GOAL :: Repeat every line of the data exactly, but not the pictures.

SOURCE EXCERPT ::
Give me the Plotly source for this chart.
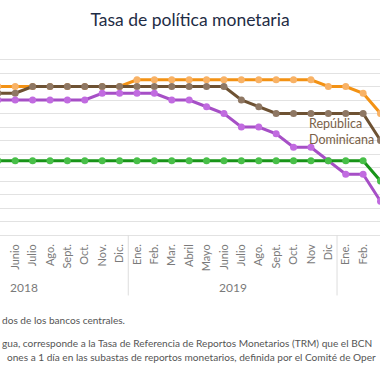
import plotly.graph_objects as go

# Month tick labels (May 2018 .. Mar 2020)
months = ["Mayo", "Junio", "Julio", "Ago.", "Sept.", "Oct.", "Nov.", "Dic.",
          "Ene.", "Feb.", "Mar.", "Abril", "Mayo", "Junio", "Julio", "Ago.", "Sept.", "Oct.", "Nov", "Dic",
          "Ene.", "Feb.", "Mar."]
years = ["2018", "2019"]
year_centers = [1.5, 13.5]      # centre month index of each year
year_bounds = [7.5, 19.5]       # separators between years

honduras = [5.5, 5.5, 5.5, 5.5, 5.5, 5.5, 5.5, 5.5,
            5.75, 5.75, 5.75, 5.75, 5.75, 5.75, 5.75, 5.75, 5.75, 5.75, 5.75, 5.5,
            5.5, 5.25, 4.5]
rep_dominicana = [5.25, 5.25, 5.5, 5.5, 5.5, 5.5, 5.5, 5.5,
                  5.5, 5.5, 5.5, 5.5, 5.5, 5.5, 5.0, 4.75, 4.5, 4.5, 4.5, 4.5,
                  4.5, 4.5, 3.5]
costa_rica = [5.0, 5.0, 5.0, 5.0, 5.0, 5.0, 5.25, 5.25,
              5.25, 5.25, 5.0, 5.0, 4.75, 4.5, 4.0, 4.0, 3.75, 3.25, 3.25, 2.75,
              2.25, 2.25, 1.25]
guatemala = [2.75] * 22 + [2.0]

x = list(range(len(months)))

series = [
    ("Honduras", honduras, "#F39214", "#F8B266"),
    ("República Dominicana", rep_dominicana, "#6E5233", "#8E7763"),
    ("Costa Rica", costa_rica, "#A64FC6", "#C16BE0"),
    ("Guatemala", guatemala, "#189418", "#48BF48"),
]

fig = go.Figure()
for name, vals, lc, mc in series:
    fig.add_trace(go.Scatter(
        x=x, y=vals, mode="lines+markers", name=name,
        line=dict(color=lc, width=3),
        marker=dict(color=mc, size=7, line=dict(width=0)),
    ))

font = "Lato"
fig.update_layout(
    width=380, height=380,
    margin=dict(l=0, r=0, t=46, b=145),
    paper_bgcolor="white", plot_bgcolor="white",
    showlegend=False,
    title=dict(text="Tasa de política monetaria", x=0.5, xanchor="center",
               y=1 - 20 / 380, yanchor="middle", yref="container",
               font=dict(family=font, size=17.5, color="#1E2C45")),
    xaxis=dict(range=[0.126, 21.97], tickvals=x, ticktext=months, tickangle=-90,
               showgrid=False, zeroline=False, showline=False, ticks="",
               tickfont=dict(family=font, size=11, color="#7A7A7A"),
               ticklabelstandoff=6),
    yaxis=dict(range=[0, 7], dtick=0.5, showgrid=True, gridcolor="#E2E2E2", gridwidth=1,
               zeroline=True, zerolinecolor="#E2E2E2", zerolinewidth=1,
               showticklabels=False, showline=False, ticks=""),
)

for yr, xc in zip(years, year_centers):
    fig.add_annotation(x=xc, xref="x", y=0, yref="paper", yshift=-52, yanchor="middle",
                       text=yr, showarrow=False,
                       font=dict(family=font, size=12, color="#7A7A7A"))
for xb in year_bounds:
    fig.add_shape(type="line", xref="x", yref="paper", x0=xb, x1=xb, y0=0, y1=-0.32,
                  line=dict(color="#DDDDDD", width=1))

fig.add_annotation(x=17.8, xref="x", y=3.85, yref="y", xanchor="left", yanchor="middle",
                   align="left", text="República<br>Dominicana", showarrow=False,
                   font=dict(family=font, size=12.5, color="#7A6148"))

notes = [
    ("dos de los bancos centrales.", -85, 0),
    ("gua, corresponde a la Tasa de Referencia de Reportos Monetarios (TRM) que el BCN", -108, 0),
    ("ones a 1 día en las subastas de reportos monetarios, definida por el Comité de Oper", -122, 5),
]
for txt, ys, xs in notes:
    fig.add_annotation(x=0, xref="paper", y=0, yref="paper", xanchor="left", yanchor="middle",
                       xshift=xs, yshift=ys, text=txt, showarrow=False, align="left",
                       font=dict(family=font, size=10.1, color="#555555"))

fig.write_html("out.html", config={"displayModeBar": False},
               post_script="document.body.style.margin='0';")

RIGHT ANSWER ::
Give me the Plotly source for this chart.
import plotly.graph_objects as go

# Month tick labels (May 2018 .. Mar 2020)
months = ["Mayo", "Junio", "Julio", "Ago.", "Sept.", "Oct.", "Nov.", "Dic.",
          "Ene.", "Feb.", "Mar.", "Abril", "Mayo", "Junio", "Julio", "Ago.", "Sept.", "Oct.", "Nov", "Dic",
          "Ene.", "Feb.", "Mar."]
years = ["2018", "2019"]
year_centers = [1.5, 13.5]      # centre month index of each year
year_bounds = [7.5, 19.5]       # separators between years

honduras = [5.5, 5.5, 5.5, 5.5, 5.5, 5.5, 5.5, 5.5,
            5.75, 5.75, 5.75, 5.75, 5.75, 5.75, 5.75, 5.75, 5.75, 5.75, 5.75, 5.5,
            5.5, 5.25, 4.5]
rep_dominicana = [5.25, 5.25, 5.5, 5.5, 5.5, 5.5, 5.5, 5.5,
                  5.5, 5.5, 5.5, 5.5, 5.5, 5.5, 5.0, 4.75, 4.5, 4.5, 4.5, 4.5,
                  4.5, 4.5, 3.5]
costa_rica = [5.0, 5.0, 5.0, 5.0, 5.0, 5.0, 5.25, 5.25,
              5.25, 5.25, 5.0, 5.0, 4.75, 4.5, 4.0, 4.0, 3.75, 3.25, 3.25, 2.75,
              2.25, 2.25, 1.25]
guatemala = [2.75] * 22 + [2.0]

x = list(range(len(months)))

series = [
    ("Honduras", honduras, "#F39214", "#F8B266"),
    ("República Dominicana", rep_dominicana, "#6E5233", "#8E7763"),
    ("Costa Rica", costa_rica, "#A64FC6", "#C16BE0"),
    ("Guatemala", guatemala, "#189418", "#48BF48"),
]

fig = go.Figure()
for name, vals, lc, mc in series:
    fig.add_trace(go.Scatter(
        x=x, y=vals, mode="lines+markers", name=name,
        line=dict(color=lc, width=3),
        marker=dict(color=mc, size=7, line=dict(width=0)),
    ))

font = "Lato"
fig.update_layout(
    width=380, height=380,
    margin=dict(l=0, r=0, t=46, b=145),
    paper_bgcolor="white", plot_bgcolor="white",
    showlegend=False,
    title=dict(text="Tasa de política monetaria", x=0.5, xanchor="center",
               y=1 - 20 / 380, yanchor="middle", yref="container",
               font=dict(family=font, size=17.5, color="#1E2C45")),
    xaxis=dict(range=[0.126, 21.97], tickvals=x, ticktext=months, tickangle=-90,
               showgrid=False, zeroline=False, showline=False, ticks="",
               tickfont=dict(family=font, size=11, color="#7A7A7A"),
               ticklabelstandoff=6),
    yaxis=dict(range=[0, 7], dtick=0.5, showgrid=True, gridcolor="#E2E2E2", gridwidth=1,
               zeroline=True, zerolinecolor="#E2E2E2", zerolinewidth=1,
               showticklabels=False, showline=False, ticks=""),
)

for yr, xc in zip(years, year_centers):
    fig.add_annotation(x=xc, xref="x", y=0, yref="paper", yshift=-52, yanchor="middle",
                       text=yr, showarrow=False,
                       font=dict(family=font, size=12, color="#7A7A7A"))
for xb in year_bounds:
    fig.add_shape(type="line", xref="x", yref="paper", x0=xb, x1=xb, y0=0, y1=-0.32,
                  line=dict(color="#DDDDDD", width=1))

fig.add_annotation(x=17.8, xref="x", y=3.85, yref="y", xanchor="left", yanchor="middle",
                   align="left", text="República<br>Dominicana", showarrow=False,
                   font=dict(family=font, size=12.5, color="#7A6148"))

notes = [
    ("dos de los bancos centrales.", -85, 0),
    ("gua, corresponde a la Tasa de Referencia de Reportos Monetarios (TRM) que el BCN", -108, 0),
    ("ones a 1 día en las subastas de reportos monetarios, definida por el Comité de Oper", -122, 5),
]
for txt, ys, xs in notes:
    fig.add_annotation(x=0, xref="paper", y=0, yref="paper", xanchor="left", yanchor="middle",
                       xshift=xs, yshift=ys, text=txt, showarrow=False, align="left",
                       font=dict(family=font, size=10.1, color="#555555"))

fig.write_html("out.html", config={"displayModeBar": False},
               post_script="document.body.style.margin='0';")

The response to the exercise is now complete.